A run of records:
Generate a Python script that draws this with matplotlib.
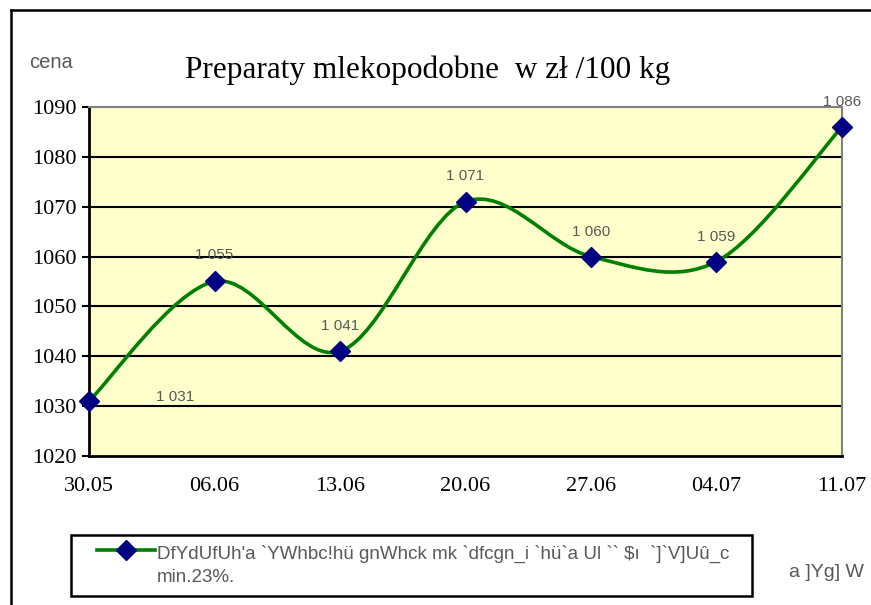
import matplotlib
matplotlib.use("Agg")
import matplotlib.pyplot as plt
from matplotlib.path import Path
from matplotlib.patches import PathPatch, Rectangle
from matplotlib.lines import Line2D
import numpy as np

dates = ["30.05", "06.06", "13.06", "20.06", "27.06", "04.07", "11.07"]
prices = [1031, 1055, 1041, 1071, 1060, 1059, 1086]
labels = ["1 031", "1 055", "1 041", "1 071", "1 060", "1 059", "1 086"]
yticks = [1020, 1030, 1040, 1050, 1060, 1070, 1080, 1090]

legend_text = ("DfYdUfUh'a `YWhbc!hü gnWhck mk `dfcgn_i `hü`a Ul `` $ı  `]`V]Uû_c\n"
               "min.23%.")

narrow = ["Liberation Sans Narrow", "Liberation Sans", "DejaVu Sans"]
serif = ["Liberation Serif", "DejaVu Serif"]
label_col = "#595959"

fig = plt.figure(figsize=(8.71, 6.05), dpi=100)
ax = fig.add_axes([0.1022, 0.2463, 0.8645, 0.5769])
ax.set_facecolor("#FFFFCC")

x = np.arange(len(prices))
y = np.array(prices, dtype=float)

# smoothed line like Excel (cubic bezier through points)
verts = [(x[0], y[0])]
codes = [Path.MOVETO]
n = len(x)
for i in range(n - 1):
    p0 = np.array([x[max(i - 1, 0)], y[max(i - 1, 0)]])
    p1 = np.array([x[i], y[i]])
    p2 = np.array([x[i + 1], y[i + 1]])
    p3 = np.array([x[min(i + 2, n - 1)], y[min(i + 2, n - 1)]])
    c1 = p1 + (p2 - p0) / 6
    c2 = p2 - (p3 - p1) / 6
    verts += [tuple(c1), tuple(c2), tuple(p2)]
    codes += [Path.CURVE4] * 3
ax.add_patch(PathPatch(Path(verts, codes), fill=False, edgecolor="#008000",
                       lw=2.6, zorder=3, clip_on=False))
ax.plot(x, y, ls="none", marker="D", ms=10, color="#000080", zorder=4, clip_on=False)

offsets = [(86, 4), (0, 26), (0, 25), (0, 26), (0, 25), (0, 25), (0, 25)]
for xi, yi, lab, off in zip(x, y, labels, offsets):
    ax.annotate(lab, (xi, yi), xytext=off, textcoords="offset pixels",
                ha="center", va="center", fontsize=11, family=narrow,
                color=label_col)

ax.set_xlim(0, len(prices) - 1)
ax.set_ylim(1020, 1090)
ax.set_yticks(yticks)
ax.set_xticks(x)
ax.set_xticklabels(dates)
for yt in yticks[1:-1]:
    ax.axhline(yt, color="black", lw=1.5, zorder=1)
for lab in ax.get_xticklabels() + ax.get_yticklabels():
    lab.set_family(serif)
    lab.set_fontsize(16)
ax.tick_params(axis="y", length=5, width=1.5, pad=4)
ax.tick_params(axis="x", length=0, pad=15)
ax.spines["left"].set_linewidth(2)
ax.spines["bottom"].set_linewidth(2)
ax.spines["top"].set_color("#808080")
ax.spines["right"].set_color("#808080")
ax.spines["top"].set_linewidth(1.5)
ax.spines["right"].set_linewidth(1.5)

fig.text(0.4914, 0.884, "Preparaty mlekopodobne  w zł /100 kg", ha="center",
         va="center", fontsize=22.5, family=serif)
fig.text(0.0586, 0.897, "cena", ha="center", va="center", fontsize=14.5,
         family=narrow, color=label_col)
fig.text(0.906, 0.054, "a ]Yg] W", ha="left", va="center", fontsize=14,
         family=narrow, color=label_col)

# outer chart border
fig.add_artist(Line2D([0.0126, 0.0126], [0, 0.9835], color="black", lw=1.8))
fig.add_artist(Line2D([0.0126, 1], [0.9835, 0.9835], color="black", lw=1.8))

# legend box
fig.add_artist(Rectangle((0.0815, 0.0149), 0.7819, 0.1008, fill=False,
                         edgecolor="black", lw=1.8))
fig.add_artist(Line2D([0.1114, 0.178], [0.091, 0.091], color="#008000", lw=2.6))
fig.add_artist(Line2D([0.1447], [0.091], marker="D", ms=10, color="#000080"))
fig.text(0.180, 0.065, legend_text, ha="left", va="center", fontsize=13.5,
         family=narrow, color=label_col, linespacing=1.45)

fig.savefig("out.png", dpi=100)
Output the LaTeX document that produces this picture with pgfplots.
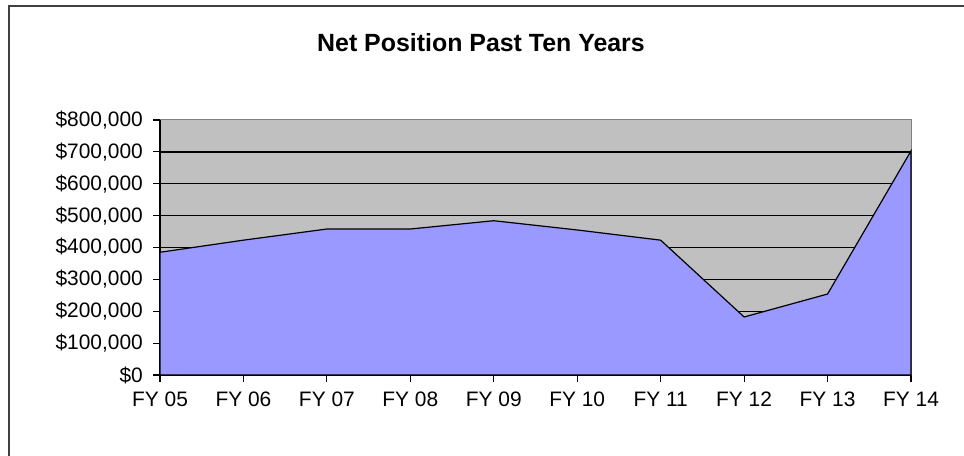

SET EXERCISE >> Reproduce the material above exactly, first line through the line that contains "import numpy as np", minus the pictures.

RESULT BELOW >>
Generate a Python script that draws this with matplotlib.
import matplotlib
matplotlib.use("Agg")
import matplotlib.pyplot as plt
from matplotlib.path import Path
from matplotlib.patches import PathPatch, Rectangle
from matplotlib.lines import Line2D
import numpy as np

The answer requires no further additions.